A lot of blame is set on over-assessment and league tables in schools - with teaching directed purely at getting passes and grades. Teaching to the exam, rather than teaching for the sake of education.

That the students now starting university watch more television and play more computer games than previous generations does not seem to have helped much.

Smarter and Sillier!

I’m finding it entertaining at the minute reading bits from “Everything bad…” alongside sections of Neil Postman’s “Amusing Ourselves to Death”. We know Johnson has read the Postman book - he refers to it towards the very end at least - but it is interesting how he avoids its arguments entirely. In looking to the ‘cognitive challenges’ that pop culture makes of it viewers and participants, Johnson generally (but not always) avoids discussing the content.
Postman, on the other hand, argues that the medium constrains and shapes the content in very real ways.
Johnson finds that Pop Culture is making us smarter. Postman, that due to popular culture - and the mediums that carry it - “we are getting sillier by the minute”. Postman did not see the rise of blogs and wikis, but his comments on the fragmentation of information surely apply at least equally as well to these new forms of communication as they did to television.

Is it possible that as pop culture sharpens the abilities to deal with visual media, the speed by which people react to visual cues increases, the ability to track multiple threads grows (to accept Johnson’s arguments) that the abilities to search for depth rather than breadth, to concentrate on individual tasks, to build extended and reasoned arguments is impaired?

How do I feel?

In the current issue of New Scientist (16th Sept. 2006), Sherry Turkle is interviewed. In reponse to the question “Is social networking changing the way people relate to each other?”, she has this to say:

For some people, things move from “I have a feeling, I want to call a friend” to “I want to feel something, I need to make a call”. In either case, what is not being cultivated is the ability to be alone and to manage and contain one’s emotions. When technology brings us to the point where we’re used to sharing our thoughts and feelings instantaneously, it can lead to a new dependence, sometimes to the extent that we need others in order to feel our feelings in the first place.

oops

My first reason for scepticism

If games are so good for learning, why do I meet so many great gamers who are under-achievers? Amongst my friends and students I have known over the years a number of super high-achieving gamers - when you consider their gaming prowess that is. Some of these have done well academically and professionally, but many others have struggled.

In my own experience, there is no correlation between being good at problem solving in computer games and being good at doing so in the real world. The impression I have from my own students is that those most dedicated to playing games are generally amongst those least likely to succeed.
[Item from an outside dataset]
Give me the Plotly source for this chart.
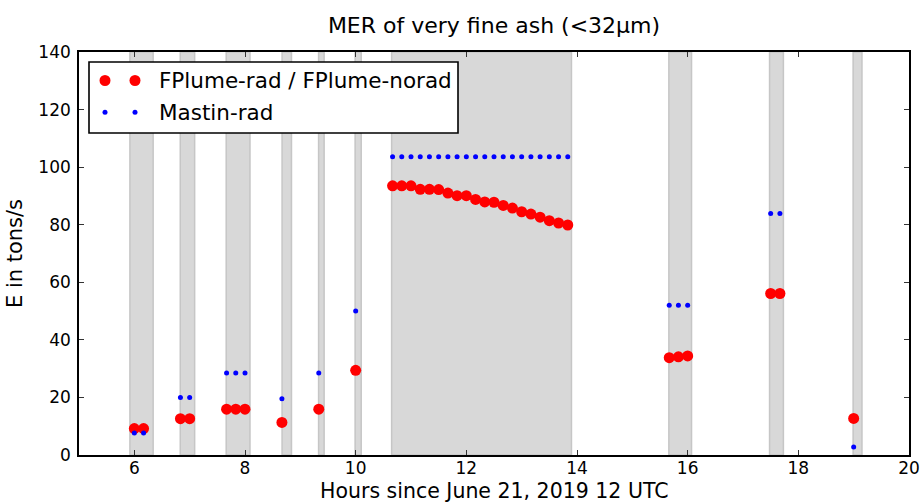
import plotly.graph_objects as go

# Data
fplume_x = [6.0, 6.167, 6.833, 7.0, 7.667, 7.833, 8.0, 8.667, 9.333, 10.0,
            10.667, 10.833, 11.0, 11.167, 11.333, 11.5, 11.667, 11.833, 12.0, 12.167,
            12.333, 12.5, 12.667, 12.833, 13.0, 13.167, 13.333, 13.5, 13.667, 13.833,
            15.667, 15.833, 16.0, 17.5, 17.667, 19.0]
fplume_y = [9.2, 9.2, 12.6, 12.6, 15.9, 15.9, 15.9, 11.3, 15.9, 29.4,
            93.5, 93.5, 93.5, 92.3, 92.3, 92.2, 91.0, 90.1, 90.1, 88.8,
            87.9, 87.8, 86.7, 85.8, 84.5, 83.7, 82.6, 81.4, 80.6, 79.9,
            33.8, 34.1, 34.4, 56.1, 56.1, 12.7]

mastin_x = [6.0, 6.167, 6.833, 7.0, 7.667, 7.833, 8.0, 8.667, 9.333, 10.0,
            10.667, 10.833, 11.0, 11.167, 11.333, 11.5, 11.667, 11.833, 12.0, 12.167,
            12.333, 12.5, 12.667, 12.833, 13.0, 13.167, 13.333, 13.5, 13.667, 13.833,
            15.667, 15.833, 16.0, 17.5, 17.667, 19.0]
mastin_y = [7.6, 7.6, 20.0, 20.0, 28.5, 28.5, 28.5, 19.5, 28.5, 50.0,
            103.6, 103.6, 103.6, 103.6, 103.6, 103.6, 103.6, 103.6, 103.6, 103.6,
            103.6, 103.6, 103.6, 103.6, 103.6, 103.6, 103.6, 103.6, 103.6, 103.6,
            52.0, 52.0, 52.0, 83.9, 83.9, 2.8]

band_start = [5.92, 6.83, 7.66, 8.67, 9.33, 9.99, 10.65, 15.66, 17.48, 18.99]
band_end = [6.34, 7.09, 8.09, 8.84, 9.43, 10.10, 13.90, 16.07, 17.73, 19.15]

x_ticks = [6, 8, 10, 12, 14, 16, 18, 20]
y_ticks = [0, 20, 40, 60, 80, 100, 120, 140]

legend_labels = ["FPlume-rad / FPlume-norad", "Mastin-rad"]
x_title = "Hours since June 21, 2019 12 UTC"

FONT = "DejaVu Sans"
W, H = 920, 504
ML, MR, MT, MB = 79, 11, 52, 49
PW, PH = W - ML - MR, H - MT - MB

fig = go.Figure()

shapes = []
for s, e in zip(band_start, band_end):
    shapes.append(dict(type="rect", xref="x", yref="paper", x0=s, x1=e, y0=0, y1=1,
                       fillcolor="#d8d8d8", line=dict(color="#c6c6c6", width=1.5),
                       layer="below"))

fig.add_trace(go.Scatter(x=fplume_x, y=fplume_y, mode="markers",
                         marker=dict(color="#ff0000", size=11, line=dict(width=0)),
                         name=legend_labels[0], showlegend=False))
fig.add_trace(go.Scatter(x=mastin_x, y=mastin_y, mode="markers",
                         marker=dict(color="#0000ff", size=5, line=dict(width=0)),
                         name=legend_labels[1], showlegend=False))

# Custom legend (matplotlib style with two symbols per entry)
def px2paper(px, py):
    return (px - ML) / PW, 1 - (py - MT) / PH

lx0, ly0 = px2paper(89, 62)
lx1, ly1 = px2paper(458, 133)
shapes.append(dict(type="rect", xref="paper", yref="paper", x0=lx0, x1=lx1, y0=ly1, y1=ly0,
                   fillcolor="white", line=dict(color="black", width=1.6), layer="above"))
entries = [(80.5, "#ff0000", 5.5, legend_labels[0]), (112.3, "#0000ff", 2.5, legend_labels[1])]
annotations = []
for cy, col, r, lab in entries:
    for cx in (105, 135):
        a0, b0 = px2paper(cx - r, cy + r)
        a1, b1 = px2paper(cx + r, cy - r)
        shapes.append(dict(type="circle", xref="paper", yref="paper", x0=a0, x1=a1, y0=b0, y1=b1,
                           fillcolor=col, line=dict(width=0), layer="above"))
    tx, ty = px2paper(157, cy)
    annotations.append(dict(x=tx, y=ty, xref="paper", yref="paper", text=lab, showarrow=False,
                            xanchor="left", yanchor="middle",
                            font=dict(family=FONT, size=21.5, color="black")))

# x-axis title placed as an annotation just below the tick labels
_, xty = px2paper(0, 505)
annotations.append(dict(x=0.5, y=xty, xref="paper", yref="paper", text=x_title, showarrow=False,
                        xanchor="center", yanchor="bottom",
                        font=dict(family=FONT, size=20.5, color="black")))

fig.update_layout(
    width=W, height=H,
    margin=dict(l=ML, r=MR, t=MT, b=MB, autoexpand=False),
    paper_bgcolor="white", plot_bgcolor="white",
    font=dict(family=FONT, size=17, color="black"),
    title=dict(text="MER of very fine ash (<32μm)", x=(ML + PW / 2) / W, xanchor="center",
               y=1 - 25 / H, yanchor="middle", font=dict(family=FONT, size=22, color="black")),
    shapes=shapes,
    annotations=annotations,
    showlegend=False,
)
fig.update_xaxes(range=[5, 20], tickvals=x_ticks, ticktext=[str(v) for v in x_ticks],
                 automargin=False,
                 showgrid=False, zeroline=False, showline=True, linecolor="black", linewidth=1.6,
                 mirror="ticks", ticks="inside", ticklen=5, tickcolor="#333333", tickwidth=1,
                 ticklabelstandoff=-3,
                 tickfont=dict(family=FONT, size=17, color="black"))
fig.update_yaxes(range=[0, 140], tickvals=y_ticks, ticktext=[str(v) for v in y_ticks],
                 automargin=False,
                 showgrid=False, zeroline=False, showline=True, linecolor="black", linewidth=1.6,
                 mirror="ticks", ticks="inside", ticklen=5, tickcolor="#333333", tickwidth=1,
                 ticklabelstandoff=3,
                 tickfont=dict(family=FONT, size=17, color="black"),
                 title=dict(text="E in tons/s", standoff=10,
                            font=dict(family=FONT, size=21, color="black")))

fig.write_html("out.html")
Are all games good for learning?

Today GameDaily has an interview with Prof. Henry Jenkins. A lot of stuff there, and I haven’t had time to read it all carefully, but at one point he outlines the two key concepts behind educational games as:

“1. All games are educational in that they are teaching us new modes of thought, new ways of processing information, and new strategies for problem solving.

2. There is a value in harnessing the best elements of contemporary game design and deploying them around content which we have traditionally seen as educationally valuable.”

I have no problem at all with the second assertion. It will take me some time, and a later date, to address the first.